Young lives in Northeast Portland with his partner and their dog, a one-and-a-half-year-old rescue named Lana who Young describes as "a gifted ambient sleeper, which frankly is more than can be said for most of his clients" and who occasionally accompanies him to sessions, though only for clients who have signed a supplemental animal-presence waiver.

He is currently developing a group offering he calls "Witnessed Rest," in which up to four executives nap simultaneously while Young observes the room as a whole. The rate for Witnessed Rest has not been finalized but Young says it will be "meaningfully less per person than the individual rate, while still reflecting the complexity of multi-subject observation."

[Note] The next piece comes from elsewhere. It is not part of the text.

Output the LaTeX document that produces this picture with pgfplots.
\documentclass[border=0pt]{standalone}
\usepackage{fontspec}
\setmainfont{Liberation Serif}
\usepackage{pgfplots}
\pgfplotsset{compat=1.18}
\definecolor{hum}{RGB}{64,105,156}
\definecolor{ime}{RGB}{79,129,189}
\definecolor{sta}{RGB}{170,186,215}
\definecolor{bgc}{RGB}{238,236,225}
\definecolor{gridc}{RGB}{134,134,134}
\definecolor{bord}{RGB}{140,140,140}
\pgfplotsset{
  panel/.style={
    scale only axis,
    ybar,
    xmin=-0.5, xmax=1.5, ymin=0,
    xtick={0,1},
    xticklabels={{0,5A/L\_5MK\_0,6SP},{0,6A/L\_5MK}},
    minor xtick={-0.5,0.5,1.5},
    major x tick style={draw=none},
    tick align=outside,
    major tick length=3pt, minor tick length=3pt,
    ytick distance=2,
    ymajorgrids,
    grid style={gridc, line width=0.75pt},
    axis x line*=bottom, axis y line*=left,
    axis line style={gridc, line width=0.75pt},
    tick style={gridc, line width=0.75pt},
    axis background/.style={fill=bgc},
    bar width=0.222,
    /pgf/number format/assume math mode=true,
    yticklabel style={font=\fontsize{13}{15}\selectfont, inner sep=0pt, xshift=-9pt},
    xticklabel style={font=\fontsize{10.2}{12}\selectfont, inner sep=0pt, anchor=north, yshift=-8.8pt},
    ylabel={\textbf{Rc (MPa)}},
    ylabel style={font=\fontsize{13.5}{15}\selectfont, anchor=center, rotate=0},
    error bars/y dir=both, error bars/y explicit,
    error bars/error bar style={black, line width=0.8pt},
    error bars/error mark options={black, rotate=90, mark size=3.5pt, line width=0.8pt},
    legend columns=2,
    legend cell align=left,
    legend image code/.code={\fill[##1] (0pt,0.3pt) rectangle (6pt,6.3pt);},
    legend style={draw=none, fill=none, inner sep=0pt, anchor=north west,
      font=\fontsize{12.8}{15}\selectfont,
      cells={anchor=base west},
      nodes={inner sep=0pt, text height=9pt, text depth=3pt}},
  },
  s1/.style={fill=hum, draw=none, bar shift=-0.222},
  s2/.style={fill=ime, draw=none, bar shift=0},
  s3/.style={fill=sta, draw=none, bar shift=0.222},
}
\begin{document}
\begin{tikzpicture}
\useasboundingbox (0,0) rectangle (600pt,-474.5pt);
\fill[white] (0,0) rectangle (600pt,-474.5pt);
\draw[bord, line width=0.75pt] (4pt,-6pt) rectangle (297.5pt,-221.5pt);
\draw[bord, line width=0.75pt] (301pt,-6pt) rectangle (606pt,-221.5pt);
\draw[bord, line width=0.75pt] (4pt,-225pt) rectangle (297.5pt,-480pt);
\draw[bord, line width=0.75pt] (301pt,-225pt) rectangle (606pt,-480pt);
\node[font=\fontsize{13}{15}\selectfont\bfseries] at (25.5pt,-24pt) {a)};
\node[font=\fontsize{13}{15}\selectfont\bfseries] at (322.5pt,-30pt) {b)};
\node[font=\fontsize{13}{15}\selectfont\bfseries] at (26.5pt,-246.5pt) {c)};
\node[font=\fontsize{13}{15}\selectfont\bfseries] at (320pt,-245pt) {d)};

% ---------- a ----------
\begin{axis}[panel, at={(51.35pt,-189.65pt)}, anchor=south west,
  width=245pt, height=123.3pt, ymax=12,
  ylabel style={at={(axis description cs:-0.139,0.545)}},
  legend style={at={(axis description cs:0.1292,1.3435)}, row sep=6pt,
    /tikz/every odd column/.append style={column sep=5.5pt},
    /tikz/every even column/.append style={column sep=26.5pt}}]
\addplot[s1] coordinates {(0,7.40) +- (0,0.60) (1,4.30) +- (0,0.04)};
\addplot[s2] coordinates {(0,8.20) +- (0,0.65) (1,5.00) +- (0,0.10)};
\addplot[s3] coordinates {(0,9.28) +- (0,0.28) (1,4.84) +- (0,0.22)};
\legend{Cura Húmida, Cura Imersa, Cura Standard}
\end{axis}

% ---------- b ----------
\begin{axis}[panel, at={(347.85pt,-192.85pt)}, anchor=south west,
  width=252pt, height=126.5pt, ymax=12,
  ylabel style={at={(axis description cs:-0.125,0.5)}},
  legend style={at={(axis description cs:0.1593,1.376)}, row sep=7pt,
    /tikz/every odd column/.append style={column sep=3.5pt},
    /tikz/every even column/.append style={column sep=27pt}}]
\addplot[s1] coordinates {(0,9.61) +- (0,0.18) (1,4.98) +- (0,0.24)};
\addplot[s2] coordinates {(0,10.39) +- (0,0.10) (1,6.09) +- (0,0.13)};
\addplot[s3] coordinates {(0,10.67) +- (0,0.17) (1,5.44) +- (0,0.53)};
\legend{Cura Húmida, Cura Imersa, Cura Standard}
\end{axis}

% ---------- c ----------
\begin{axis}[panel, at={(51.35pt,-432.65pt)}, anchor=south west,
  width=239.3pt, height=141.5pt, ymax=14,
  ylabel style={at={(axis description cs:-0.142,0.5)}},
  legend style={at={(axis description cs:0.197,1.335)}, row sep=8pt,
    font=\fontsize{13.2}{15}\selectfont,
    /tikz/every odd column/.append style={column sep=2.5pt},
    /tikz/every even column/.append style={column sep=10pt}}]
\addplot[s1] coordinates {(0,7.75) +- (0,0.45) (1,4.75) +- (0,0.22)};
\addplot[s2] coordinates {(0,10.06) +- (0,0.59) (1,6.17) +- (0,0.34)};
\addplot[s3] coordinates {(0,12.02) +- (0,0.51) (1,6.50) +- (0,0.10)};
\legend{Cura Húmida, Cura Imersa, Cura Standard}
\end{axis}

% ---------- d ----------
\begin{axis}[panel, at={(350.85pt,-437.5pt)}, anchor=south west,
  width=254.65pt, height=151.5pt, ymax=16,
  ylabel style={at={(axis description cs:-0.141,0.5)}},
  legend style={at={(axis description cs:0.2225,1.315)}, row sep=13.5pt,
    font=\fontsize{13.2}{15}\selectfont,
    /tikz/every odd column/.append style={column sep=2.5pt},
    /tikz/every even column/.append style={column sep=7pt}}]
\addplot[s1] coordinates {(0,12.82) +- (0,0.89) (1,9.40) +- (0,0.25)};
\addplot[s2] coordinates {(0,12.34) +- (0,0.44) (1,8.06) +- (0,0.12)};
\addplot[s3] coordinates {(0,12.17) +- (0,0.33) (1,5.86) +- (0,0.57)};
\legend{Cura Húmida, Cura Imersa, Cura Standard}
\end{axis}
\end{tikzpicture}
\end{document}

He is also in early conversations with a boutique hotel in the West Hills about a potential residency program, and has been approached by a private equity firm in San Francisco interested in licensing the Executive Naps methodology for national expansion.

"I've thought a lot about scale," Young said. "But the core of this work is presence. And presence doesn't scale easily. So we'll see."

He finished his pour-over, capped the thermos, and checked his watch. He had another session in forty minutes, across town, in the office of someone he described only as "a significant regional figure in Pacific Northwest finance." He had already confirmed the room temperature. He had already checked the blackout curtains. He was, by his own assessment, ready.

"This city needed this," he said, pulling on a rain jacket. "People act like rest is something you just do. It's not. Rest is something you practice. And like any practice, it's better with someone watching."

Stephen Young
About the Subject

Young is also the founder of Waves Automations, a legitimate Portland-based consultancy that helps creators and coaches build marketing systems, community platforms, and automation infrastructure. He was unavailable for comment on that business, as he was observing a nap at the time of publication. More at wavesautomations.com.

Happy April Fools' Day. Executive Naps is not a real company. Stephen Young is a real person who does not watch people sleep for money, as far as we know. St. Johns Sentinel regrets nothing.